Commenting ahead of the speech, Thewliss said: “I am delighted to be able to present a Ten Minute Rule Bill to the House on the issue of Supervised Drug Consumption Facilities, and the associated proposals for a pilot facility in my constituency of Glasgow Central.
“The cross-party support for the Glasgow HSCP plan sends a very clear message to the UK Government that the status-quo is doing nothing to help the drug-injecting population across Scotland.
“The problems associated with public injecting are patently clear: my constituency office regularly receives reports of needles and other drug paraphernalia being discarded in public places, and I have seen drug-injecting taking place in locations not far from where my office is located.

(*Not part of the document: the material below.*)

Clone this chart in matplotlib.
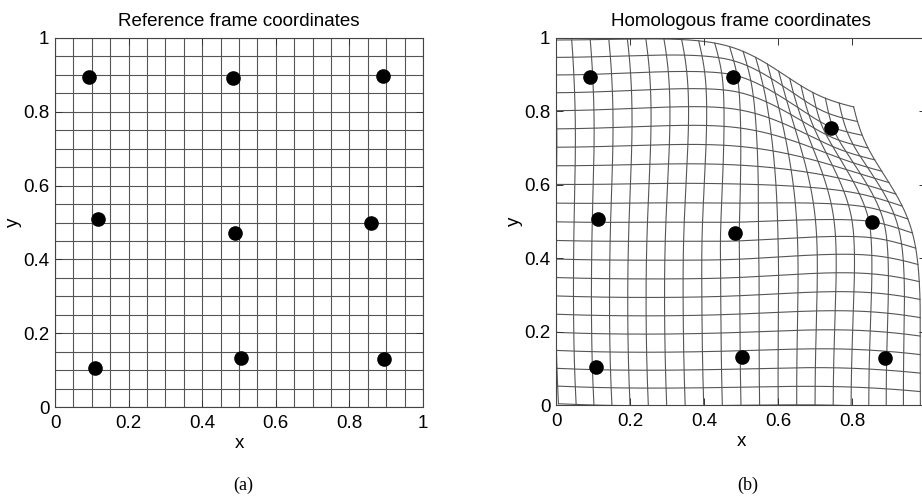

“The complex health issues for the drug-injecting population in Scotland are becoming ever more alarming, especially for an aging population who have been injecting for a long time. In Scotland in 2016 there were 867 deaths from fatal overdoses of drugs – the highest number of deaths from drug overdose in Europe. We cannot stand still on this issue any longer.”
Following the UK Government’s decision to block the facility, SNP MP Ronnie Cowan questioned Prime Minister Theresa May on the matter at PMQs in December. May insisted that she would not take a “liberal approach to drugs”, and said: “Our aim should be to ensure that people come off drugs, don’t go on drugs in the first place, and then people keep clear from drugs.”
Critics of the UK drug policy, however, have argued that these aims are not being achieved, and its decision to block the supervised facility in Glasgow was condemned by a number of organisations supporting and advocating for people with addictions, including the Scottish Drug Forum.
Thewliss continued: “Doing the same thing, over and over, is failing families, communities, and those using drugs. Supervised injecting facilities may not solve everything, but they have worked elsewhere.
“The Home Office must support my Bill and allow Glasgow to go ahead with the pilot. If it doesn’t work, fine. We should still try.”
Alison Thewliss was among a cross-party group of MPs who wrote to the Home Office earlier this year in support of the pilot scheme in a letter co-signed by SNP MPs Mhairi Black, Joanna Cherry and Tommy Sheppard, Scottish Labour MPs Ian Murray and Danielle Rowley, and Scottish Liberal Democrat MP Jo Swinson, among others.